[Charts and diagrams as code]
--------------------------------

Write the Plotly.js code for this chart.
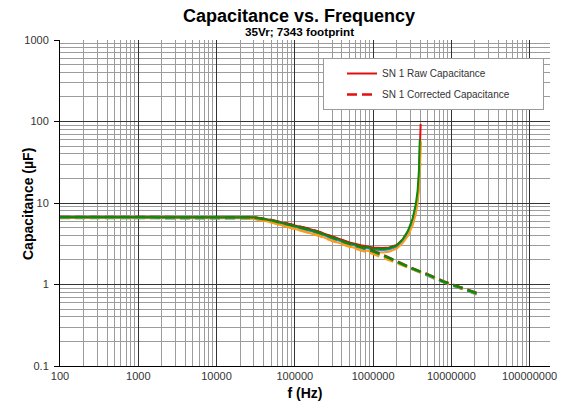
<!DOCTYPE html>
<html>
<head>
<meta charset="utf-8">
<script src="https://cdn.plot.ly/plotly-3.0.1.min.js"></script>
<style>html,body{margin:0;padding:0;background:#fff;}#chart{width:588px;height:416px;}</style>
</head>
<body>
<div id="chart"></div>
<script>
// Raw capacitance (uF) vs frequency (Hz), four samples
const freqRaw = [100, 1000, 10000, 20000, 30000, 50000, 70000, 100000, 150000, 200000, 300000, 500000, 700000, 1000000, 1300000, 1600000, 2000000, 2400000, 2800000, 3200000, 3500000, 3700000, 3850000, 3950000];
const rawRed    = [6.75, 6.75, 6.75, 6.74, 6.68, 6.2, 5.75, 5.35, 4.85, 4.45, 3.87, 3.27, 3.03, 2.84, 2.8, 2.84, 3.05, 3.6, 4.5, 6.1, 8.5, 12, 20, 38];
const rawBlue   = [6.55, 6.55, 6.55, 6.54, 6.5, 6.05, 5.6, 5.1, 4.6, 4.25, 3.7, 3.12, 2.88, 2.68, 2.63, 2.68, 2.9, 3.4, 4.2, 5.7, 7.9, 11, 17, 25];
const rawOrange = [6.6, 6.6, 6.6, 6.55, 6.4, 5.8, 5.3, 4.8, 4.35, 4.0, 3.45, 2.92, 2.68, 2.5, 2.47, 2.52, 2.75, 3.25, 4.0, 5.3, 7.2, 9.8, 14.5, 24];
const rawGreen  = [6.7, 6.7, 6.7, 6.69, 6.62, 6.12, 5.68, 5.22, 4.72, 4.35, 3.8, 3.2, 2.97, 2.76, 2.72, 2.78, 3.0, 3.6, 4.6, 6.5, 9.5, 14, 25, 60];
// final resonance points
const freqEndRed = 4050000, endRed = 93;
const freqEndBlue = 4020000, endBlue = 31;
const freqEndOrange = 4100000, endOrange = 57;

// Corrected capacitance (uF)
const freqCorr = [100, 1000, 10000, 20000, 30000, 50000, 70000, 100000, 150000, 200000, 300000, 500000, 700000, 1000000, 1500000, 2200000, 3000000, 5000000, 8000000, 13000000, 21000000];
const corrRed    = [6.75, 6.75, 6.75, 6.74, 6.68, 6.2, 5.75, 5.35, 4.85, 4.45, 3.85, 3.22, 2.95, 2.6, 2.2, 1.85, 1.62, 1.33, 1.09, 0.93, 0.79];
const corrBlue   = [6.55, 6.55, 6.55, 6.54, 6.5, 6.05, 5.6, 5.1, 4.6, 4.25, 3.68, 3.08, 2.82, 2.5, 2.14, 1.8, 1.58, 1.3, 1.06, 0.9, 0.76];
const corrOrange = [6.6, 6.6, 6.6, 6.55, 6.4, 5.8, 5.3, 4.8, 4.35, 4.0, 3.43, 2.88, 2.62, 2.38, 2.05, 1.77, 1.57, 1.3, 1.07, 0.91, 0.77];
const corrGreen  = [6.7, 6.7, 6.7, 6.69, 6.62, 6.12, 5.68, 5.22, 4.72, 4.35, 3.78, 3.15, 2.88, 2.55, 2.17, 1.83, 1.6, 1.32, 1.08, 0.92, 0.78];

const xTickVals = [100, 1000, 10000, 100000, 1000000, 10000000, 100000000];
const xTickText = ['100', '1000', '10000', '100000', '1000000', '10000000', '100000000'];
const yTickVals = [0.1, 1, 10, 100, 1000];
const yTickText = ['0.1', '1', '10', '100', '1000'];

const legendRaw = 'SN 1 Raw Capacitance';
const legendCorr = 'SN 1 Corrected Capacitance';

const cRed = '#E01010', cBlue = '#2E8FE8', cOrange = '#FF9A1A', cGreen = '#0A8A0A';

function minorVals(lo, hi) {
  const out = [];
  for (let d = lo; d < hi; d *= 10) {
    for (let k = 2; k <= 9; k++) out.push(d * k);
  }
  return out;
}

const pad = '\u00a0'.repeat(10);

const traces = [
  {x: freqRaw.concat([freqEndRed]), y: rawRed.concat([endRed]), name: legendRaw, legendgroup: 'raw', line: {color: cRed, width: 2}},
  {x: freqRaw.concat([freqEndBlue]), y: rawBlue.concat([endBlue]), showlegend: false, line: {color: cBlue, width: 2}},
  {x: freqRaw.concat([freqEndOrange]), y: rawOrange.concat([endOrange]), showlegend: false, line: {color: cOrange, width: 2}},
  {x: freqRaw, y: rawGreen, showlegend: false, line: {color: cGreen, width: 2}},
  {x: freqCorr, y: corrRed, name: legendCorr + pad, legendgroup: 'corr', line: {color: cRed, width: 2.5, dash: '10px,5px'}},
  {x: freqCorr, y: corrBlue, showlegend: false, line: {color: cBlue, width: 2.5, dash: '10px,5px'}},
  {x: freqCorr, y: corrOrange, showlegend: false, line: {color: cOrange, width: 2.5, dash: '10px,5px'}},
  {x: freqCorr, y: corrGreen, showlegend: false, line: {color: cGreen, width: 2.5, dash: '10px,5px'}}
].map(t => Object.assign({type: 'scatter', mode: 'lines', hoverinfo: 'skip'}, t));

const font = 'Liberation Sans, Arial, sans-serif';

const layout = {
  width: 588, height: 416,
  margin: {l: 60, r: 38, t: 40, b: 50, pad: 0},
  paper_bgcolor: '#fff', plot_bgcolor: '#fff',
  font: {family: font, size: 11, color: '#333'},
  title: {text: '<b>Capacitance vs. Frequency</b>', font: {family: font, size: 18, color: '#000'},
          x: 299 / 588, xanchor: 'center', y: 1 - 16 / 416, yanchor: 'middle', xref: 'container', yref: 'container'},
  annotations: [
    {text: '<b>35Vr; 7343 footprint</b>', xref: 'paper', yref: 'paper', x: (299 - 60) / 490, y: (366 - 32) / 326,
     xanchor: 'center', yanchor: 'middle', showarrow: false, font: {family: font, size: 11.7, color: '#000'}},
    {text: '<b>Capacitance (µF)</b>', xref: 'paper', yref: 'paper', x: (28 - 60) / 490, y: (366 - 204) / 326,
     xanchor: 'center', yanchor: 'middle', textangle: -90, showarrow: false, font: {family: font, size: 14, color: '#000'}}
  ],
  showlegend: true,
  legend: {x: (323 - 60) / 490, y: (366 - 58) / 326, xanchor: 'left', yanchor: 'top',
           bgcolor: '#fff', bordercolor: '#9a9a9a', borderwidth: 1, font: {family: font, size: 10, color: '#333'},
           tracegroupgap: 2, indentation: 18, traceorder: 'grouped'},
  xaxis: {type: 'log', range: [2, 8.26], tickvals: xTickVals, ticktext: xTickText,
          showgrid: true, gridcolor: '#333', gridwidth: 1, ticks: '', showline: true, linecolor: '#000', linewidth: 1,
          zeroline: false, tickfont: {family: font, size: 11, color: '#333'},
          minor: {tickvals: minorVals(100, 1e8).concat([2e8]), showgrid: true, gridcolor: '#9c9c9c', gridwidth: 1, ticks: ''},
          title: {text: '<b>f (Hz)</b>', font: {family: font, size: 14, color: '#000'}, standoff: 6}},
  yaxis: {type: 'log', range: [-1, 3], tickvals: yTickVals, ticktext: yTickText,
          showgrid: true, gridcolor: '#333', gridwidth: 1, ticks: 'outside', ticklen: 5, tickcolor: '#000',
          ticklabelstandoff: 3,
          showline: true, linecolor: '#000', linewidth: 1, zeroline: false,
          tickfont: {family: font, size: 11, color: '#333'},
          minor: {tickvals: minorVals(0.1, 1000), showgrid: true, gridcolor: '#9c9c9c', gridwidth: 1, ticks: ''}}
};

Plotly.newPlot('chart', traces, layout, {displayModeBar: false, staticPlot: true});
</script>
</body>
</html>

--------------------------------

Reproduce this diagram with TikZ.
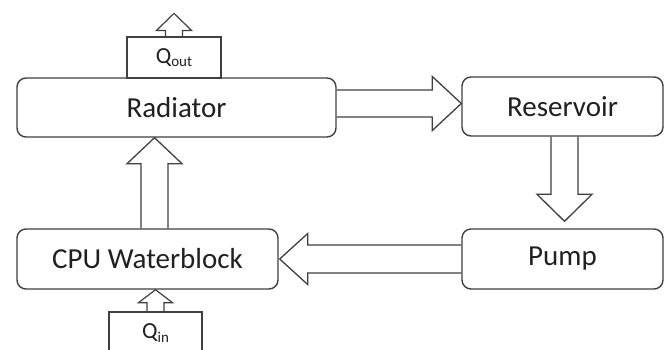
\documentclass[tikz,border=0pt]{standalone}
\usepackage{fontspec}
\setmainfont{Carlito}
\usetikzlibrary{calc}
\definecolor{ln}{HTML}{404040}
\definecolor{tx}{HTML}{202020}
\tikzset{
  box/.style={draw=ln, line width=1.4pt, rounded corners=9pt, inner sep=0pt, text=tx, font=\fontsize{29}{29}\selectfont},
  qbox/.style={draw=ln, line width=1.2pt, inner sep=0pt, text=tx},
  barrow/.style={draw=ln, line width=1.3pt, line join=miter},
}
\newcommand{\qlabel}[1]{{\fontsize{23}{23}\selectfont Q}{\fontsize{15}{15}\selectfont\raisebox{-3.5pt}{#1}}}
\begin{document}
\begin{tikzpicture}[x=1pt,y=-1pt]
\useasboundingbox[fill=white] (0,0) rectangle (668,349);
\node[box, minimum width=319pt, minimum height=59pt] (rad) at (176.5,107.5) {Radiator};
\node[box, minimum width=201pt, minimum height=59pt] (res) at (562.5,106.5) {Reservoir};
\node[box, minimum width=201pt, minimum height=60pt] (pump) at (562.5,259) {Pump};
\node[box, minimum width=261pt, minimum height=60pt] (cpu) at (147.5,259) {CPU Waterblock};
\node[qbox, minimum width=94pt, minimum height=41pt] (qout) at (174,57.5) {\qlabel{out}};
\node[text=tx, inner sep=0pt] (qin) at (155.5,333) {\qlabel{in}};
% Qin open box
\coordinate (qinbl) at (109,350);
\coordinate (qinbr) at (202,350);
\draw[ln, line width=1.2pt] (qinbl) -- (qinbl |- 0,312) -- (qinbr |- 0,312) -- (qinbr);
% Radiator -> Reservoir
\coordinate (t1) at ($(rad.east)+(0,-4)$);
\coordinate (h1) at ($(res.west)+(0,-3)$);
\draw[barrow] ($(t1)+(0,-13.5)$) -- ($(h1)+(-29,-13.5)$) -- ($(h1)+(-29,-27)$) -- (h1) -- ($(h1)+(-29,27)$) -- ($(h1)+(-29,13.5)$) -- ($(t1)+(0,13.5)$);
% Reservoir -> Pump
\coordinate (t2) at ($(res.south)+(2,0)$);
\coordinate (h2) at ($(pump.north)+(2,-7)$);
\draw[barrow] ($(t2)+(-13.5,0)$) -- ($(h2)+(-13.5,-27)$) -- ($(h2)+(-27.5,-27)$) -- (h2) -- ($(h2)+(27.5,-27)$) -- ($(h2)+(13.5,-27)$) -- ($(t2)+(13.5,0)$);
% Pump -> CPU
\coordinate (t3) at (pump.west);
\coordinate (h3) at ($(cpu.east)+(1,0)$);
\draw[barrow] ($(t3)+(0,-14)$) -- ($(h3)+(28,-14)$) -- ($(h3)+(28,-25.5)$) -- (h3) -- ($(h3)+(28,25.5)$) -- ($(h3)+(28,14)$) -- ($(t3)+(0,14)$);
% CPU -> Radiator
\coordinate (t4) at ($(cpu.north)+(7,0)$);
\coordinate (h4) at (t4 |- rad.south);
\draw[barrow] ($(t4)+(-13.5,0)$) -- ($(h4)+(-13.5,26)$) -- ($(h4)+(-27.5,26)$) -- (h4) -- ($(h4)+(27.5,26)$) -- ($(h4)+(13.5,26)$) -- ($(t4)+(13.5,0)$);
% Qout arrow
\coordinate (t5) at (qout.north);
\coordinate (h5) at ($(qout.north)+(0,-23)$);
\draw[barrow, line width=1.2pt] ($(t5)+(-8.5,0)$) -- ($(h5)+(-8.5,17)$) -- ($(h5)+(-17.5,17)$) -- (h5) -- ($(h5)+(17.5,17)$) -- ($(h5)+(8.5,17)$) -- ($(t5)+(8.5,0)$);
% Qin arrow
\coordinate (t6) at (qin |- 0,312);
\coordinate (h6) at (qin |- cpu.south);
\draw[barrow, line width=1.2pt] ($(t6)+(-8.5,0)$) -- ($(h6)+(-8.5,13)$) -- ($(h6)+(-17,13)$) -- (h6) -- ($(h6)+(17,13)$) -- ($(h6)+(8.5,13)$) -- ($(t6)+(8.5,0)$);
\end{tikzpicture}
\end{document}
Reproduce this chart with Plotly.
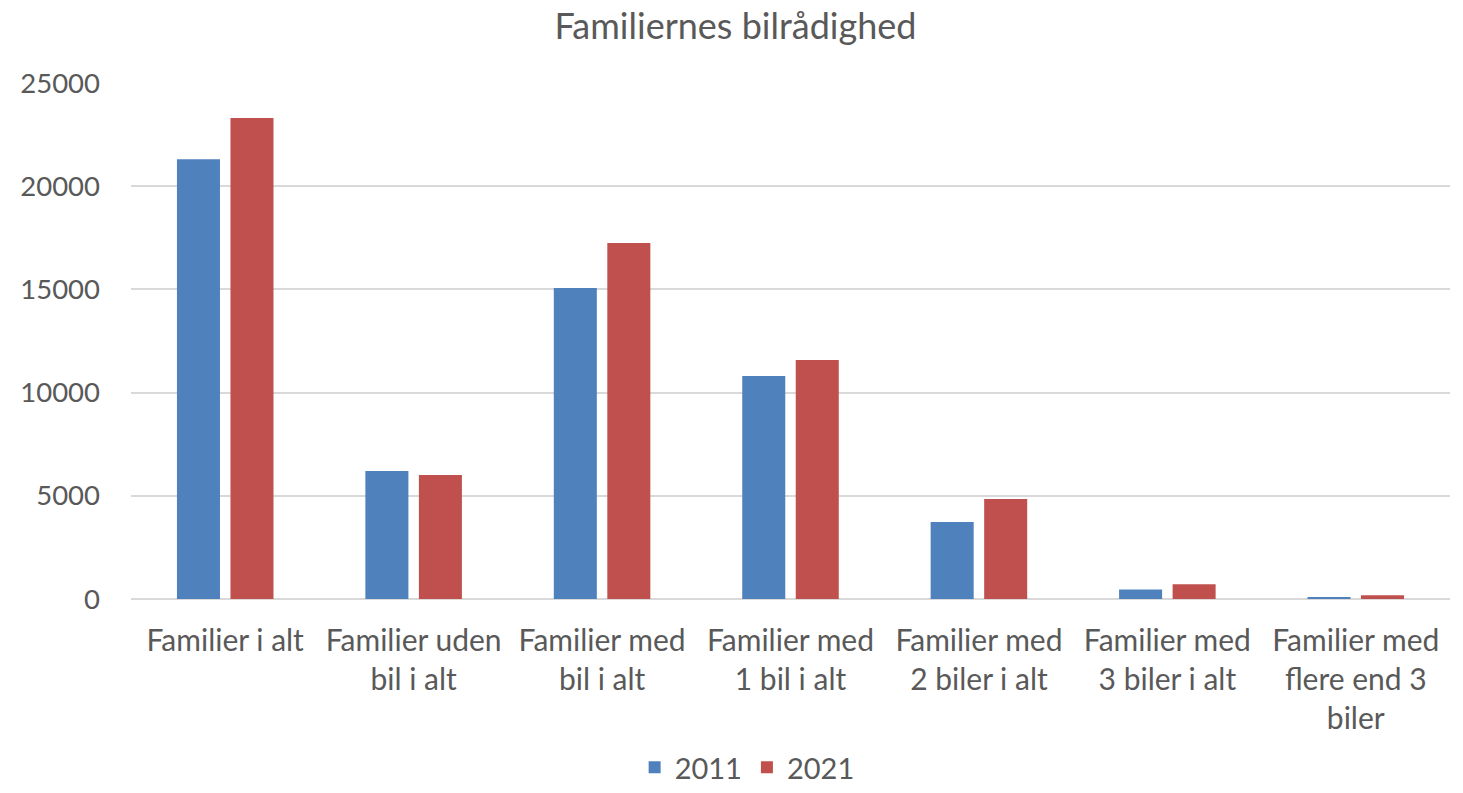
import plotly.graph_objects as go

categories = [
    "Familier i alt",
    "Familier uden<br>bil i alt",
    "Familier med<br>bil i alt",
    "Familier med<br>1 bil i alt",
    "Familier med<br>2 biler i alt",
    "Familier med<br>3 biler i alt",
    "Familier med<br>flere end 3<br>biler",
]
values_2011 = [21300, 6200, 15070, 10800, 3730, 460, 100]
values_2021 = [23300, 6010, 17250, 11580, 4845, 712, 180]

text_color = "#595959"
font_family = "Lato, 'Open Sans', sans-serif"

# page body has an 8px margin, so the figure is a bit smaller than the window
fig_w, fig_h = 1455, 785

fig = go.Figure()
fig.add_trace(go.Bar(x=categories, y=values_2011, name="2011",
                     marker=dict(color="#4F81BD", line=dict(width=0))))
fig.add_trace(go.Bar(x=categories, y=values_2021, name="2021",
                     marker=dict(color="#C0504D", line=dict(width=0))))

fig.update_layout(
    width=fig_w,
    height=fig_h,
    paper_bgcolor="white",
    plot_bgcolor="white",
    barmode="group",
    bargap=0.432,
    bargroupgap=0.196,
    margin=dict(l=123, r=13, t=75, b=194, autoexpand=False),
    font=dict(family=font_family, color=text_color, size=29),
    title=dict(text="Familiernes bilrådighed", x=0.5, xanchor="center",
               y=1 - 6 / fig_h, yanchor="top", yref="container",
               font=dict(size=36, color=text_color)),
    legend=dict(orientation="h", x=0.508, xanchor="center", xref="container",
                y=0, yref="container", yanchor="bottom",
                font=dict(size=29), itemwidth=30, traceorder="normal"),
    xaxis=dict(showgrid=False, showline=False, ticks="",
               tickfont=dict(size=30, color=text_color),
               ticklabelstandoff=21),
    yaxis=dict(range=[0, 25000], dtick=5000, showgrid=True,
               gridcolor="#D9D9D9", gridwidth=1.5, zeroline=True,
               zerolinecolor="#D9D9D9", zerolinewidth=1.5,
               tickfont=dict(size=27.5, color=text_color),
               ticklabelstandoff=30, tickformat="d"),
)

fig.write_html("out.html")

--------------------------------

» Problem statement
Above are some entries; copy exactly the lines from the line with "Write the Plotly.js code for this chart." through the line with "const freqEndOrange = 4100000, endOrange", both included, but none of the pictures.

» Worked solution
Write the Plotly.js code for this chart.
<!DOCTYPE html>
<html>
<head>
<meta charset="utf-8">
<script src="https://cdn.plot.ly/plotly-3.0.1.min.js"></script>
<style>html,body{margin:0;padding:0;background:#fff;}#chart{width:588px;height:416px;}</style>
</head>
<body>
<div id="chart"></div>
<script>
// Raw capacitance (uF) vs frequency (Hz), four samples
const freqRaw = [100, 1000, 10000, 20000, 30000, 50000, 70000, 100000, 150000, 200000, 300000, 500000, 700000, 1000000, 1300000, 1600000, 2000000, 2400000, 2800000, 3200000, 3500000, 3700000, 3850000, 3950000];
const rawRed    = [6.75, 6.75, 6.75, 6.74, 6.68, 6.2, 5.75, 5.35, 4.85, 4.45, 3.87, 3.27, 3.03, 2.84, 2.8, 2.84, 3.05, 3.6, 4.5, 6.1, 8.5, 12, 20, 38];
const rawBlue   = [6.55, 6.55, 6.55, 6.54, 6.5, 6.05, 5.6, 5.1, 4.6, 4.25, 3.7, 3.12, 2.88, 2.68, 2.63, 2.68, 2.9, 3.4, 4.2, 5.7, 7.9, 11, 17, 25];
const rawOrange = [6.6, 6.6, 6.6, 6.55, 6.4, 5.8, 5.3, 4.8, 4.35, 4.0, 3.45, 2.92, 2.68, 2.5, 2.47, 2.52, 2.75, 3.25, 4.0, 5.3, 7.2, 9.8, 14.5, 24];
const rawGreen  = [6.7, 6.7, 6.7, 6.69, 6.62, 6.12, 5.68, 5.22, 4.72, 4.35, 3.8, 3.2, 2.97, 2.76, 2.72, 2.78, 3.0, 3.6, 4.6, 6.5, 9.5, 14, 25, 60];
// final resonance points
const freqEndRed = 4050000, endRed = 93;
const freqEndBlue = 4020000, endBlue = 31;
const freqEndOrange = 4100000, endOrange = 57;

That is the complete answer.